§ **Your goal**
Output the line that holds "Clone this chart in seaborn and matplotlib.", the line that holds "grid_col = '#A6A6A6'", and every line between them, exactly, but none of the pictures.

§ **Provided records**
——————————
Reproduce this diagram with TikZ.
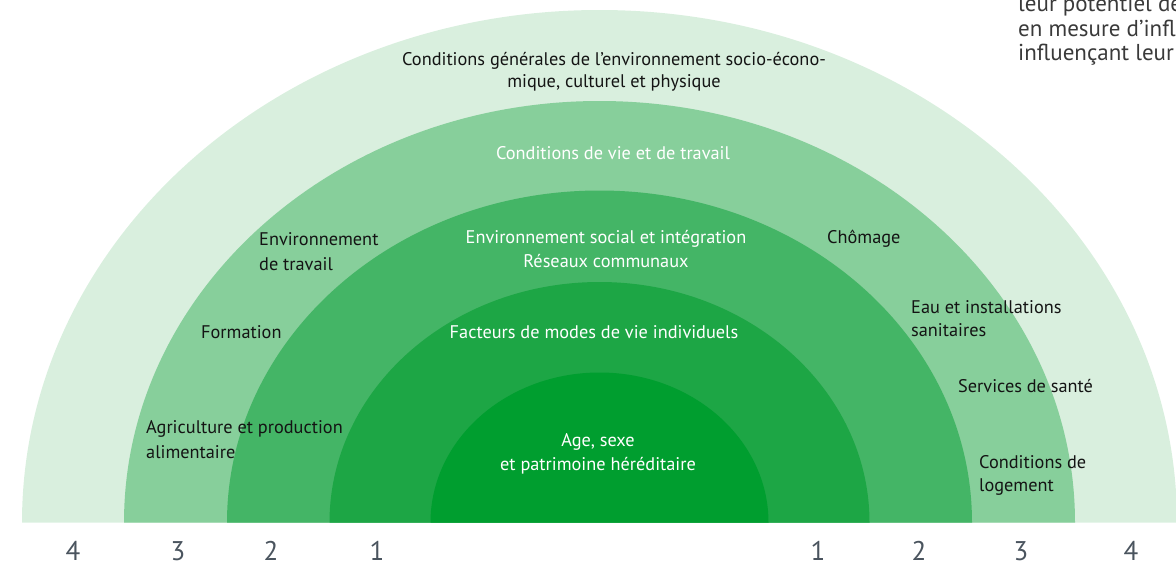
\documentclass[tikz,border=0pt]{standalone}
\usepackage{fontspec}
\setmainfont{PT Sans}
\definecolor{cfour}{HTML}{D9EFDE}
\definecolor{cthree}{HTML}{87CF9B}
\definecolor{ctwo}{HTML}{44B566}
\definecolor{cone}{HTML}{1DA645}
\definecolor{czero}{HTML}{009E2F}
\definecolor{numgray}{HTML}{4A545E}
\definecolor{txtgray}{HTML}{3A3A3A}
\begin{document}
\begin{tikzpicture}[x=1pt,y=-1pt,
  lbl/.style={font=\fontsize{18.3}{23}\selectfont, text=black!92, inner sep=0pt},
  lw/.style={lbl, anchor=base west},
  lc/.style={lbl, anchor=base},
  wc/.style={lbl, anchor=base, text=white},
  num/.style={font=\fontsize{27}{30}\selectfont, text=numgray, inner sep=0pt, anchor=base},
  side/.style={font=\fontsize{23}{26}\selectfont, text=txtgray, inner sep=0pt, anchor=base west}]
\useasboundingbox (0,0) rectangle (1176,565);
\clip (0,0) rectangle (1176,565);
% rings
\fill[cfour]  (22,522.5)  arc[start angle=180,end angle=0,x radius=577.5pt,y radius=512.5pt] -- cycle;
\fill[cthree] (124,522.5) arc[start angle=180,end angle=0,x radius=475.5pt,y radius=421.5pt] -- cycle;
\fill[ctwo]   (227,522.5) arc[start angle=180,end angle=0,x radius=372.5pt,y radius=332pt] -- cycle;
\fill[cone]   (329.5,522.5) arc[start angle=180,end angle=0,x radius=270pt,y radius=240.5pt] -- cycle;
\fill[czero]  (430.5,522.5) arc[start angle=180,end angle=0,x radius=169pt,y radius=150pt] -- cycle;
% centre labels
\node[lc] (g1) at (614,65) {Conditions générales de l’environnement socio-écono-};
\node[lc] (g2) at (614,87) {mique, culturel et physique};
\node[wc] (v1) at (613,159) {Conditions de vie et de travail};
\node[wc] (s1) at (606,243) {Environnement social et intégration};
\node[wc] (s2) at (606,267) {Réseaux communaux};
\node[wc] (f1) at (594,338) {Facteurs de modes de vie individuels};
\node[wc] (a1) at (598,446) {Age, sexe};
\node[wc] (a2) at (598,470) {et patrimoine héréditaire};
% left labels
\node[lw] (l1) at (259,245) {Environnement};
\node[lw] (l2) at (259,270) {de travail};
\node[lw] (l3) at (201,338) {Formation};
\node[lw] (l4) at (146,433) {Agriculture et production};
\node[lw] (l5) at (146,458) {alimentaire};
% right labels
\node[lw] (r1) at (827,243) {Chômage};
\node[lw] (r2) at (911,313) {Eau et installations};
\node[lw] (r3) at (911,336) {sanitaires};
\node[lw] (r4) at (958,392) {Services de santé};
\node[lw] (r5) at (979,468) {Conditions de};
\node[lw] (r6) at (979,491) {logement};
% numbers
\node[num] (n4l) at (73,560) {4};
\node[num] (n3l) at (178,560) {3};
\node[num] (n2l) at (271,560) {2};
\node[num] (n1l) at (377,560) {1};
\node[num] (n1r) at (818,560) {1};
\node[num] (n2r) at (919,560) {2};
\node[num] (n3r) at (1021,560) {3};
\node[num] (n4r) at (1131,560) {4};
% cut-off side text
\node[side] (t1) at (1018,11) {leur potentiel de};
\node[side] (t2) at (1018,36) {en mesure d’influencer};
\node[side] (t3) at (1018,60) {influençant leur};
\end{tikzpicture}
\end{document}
——————————
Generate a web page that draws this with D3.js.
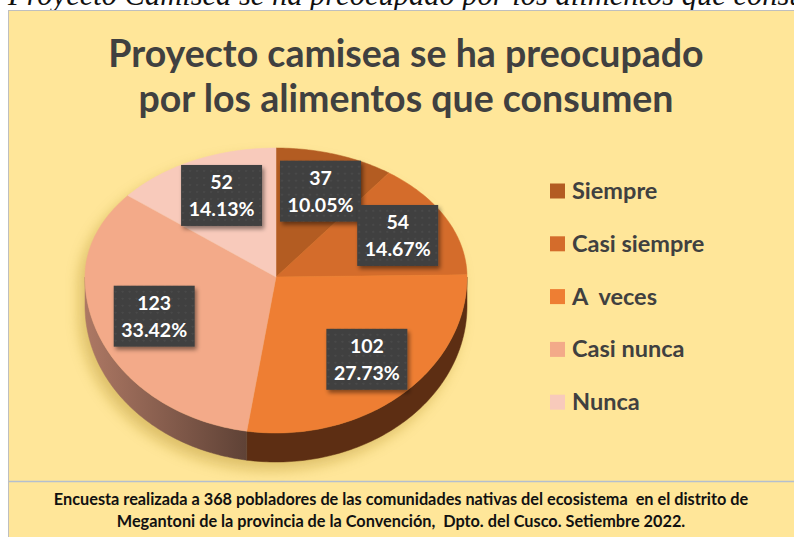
——————————
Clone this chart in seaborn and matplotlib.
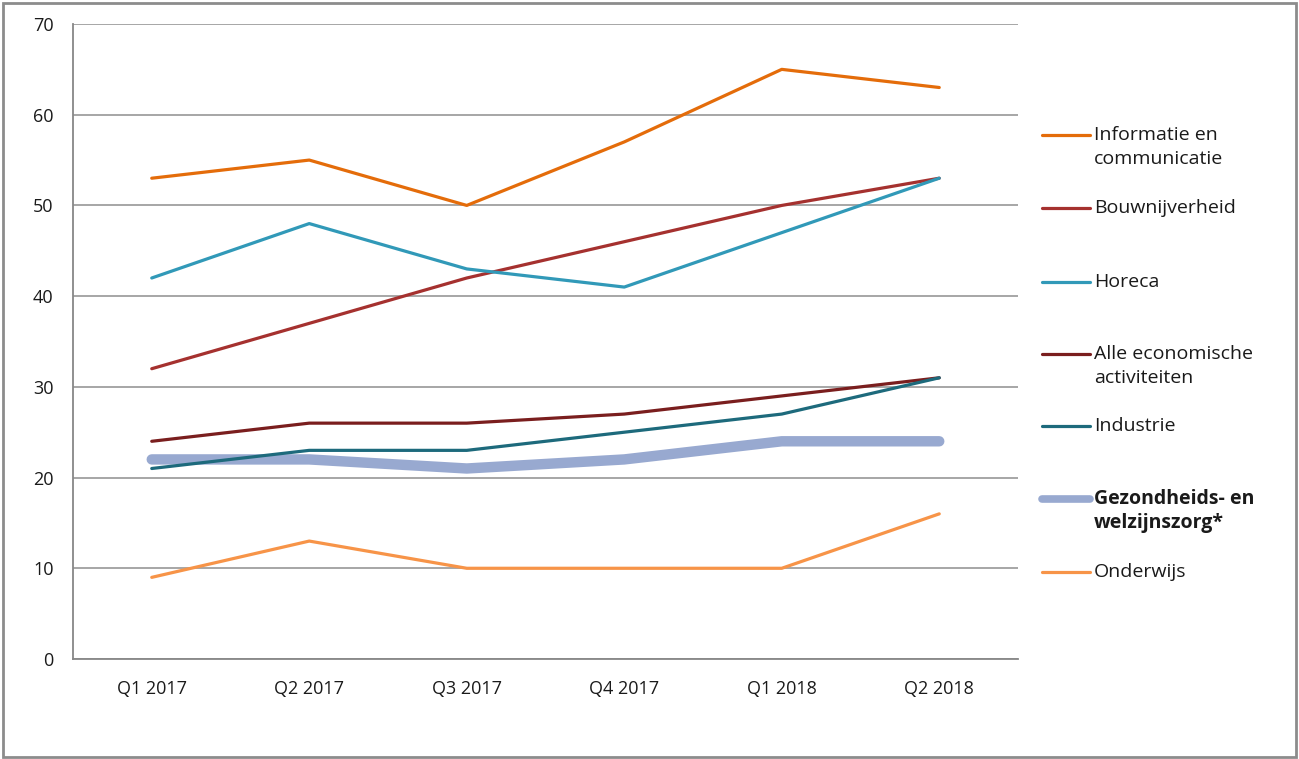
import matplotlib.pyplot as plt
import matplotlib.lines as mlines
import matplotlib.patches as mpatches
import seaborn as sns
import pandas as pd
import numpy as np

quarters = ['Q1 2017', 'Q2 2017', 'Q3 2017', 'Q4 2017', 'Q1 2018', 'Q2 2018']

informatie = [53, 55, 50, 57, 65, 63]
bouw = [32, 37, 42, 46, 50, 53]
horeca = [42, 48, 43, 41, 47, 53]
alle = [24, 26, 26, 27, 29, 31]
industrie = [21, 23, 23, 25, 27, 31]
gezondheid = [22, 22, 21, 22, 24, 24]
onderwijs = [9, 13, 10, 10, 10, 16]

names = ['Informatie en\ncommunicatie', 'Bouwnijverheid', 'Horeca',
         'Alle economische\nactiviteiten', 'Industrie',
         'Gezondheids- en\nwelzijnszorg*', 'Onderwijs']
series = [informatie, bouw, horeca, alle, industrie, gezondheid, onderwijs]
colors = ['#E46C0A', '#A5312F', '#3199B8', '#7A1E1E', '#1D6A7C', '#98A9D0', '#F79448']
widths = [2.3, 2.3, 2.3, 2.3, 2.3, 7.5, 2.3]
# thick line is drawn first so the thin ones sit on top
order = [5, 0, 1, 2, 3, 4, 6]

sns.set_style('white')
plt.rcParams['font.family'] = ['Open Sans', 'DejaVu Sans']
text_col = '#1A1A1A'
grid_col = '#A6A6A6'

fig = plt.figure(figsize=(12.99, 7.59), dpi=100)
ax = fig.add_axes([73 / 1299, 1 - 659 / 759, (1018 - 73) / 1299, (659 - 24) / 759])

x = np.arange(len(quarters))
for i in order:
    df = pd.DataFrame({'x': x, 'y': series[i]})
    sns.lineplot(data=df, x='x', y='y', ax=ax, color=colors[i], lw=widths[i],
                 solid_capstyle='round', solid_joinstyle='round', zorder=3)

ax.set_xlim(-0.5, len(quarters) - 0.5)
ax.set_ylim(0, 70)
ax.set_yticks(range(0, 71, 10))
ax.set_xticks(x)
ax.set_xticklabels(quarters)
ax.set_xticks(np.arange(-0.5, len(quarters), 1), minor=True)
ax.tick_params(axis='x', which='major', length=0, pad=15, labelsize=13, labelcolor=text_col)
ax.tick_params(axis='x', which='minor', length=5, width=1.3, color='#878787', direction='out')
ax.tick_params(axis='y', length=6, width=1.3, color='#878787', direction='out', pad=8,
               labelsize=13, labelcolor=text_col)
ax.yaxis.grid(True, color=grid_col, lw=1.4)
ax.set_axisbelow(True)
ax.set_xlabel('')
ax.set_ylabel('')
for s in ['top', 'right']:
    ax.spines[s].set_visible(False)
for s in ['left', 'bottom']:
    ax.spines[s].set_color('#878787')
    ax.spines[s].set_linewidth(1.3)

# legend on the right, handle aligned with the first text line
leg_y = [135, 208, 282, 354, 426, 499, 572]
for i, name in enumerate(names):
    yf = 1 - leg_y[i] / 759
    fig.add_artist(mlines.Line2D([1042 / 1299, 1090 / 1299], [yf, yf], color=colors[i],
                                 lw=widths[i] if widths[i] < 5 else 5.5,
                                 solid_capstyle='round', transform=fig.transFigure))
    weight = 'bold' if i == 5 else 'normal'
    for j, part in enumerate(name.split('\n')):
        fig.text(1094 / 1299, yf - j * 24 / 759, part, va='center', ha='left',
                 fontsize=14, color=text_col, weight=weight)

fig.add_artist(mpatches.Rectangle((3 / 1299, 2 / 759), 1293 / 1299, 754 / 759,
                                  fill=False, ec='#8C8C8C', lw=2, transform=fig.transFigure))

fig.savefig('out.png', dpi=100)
——————————
§ **Output of the task**
Clone this chart in seaborn and matplotlib.
import matplotlib.pyplot as plt
import matplotlib.lines as mlines
import matplotlib.patches as mpatches
import seaborn as sns
import pandas as pd
import numpy as np

quarters = ['Q1 2017', 'Q2 2017', 'Q3 2017', 'Q4 2017', 'Q1 2018', 'Q2 2018']

informatie = [53, 55, 50, 57, 65, 63]
bouw = [32, 37, 42, 46, 50, 53]
horeca = [42, 48, 43, 41, 47, 53]
alle = [24, 26, 26, 27, 29, 31]
industrie = [21, 23, 23, 25, 27, 31]
gezondheid = [22, 22, 21, 22, 24, 24]
onderwijs = [9, 13, 10, 10, 10, 16]

names = ['Informatie en\ncommunicatie', 'Bouwnijverheid', 'Horeca',
         'Alle economische\nactiviteiten', 'Industrie',
         'Gezondheids- en\nwelzijnszorg*', 'Onderwijs']
series = [informatie, bouw, horeca, alle, industrie, gezondheid, onderwijs]
colors = ['#E46C0A', '#A5312F', '#3199B8', '#7A1E1E', '#1D6A7C', '#98A9D0', '#F79448']
widths = [2.3, 2.3, 2.3, 2.3, 2.3, 7.5, 2.3]
# thick line is drawn first so the thin ones sit on top
order = [5, 0, 1, 2, 3, 4, 6]

sns.set_style('white')
plt.rcParams['font.family'] = ['Open Sans', 'DejaVu Sans']
text_col = '#1A1A1A'
grid_col = '#A6A6A6'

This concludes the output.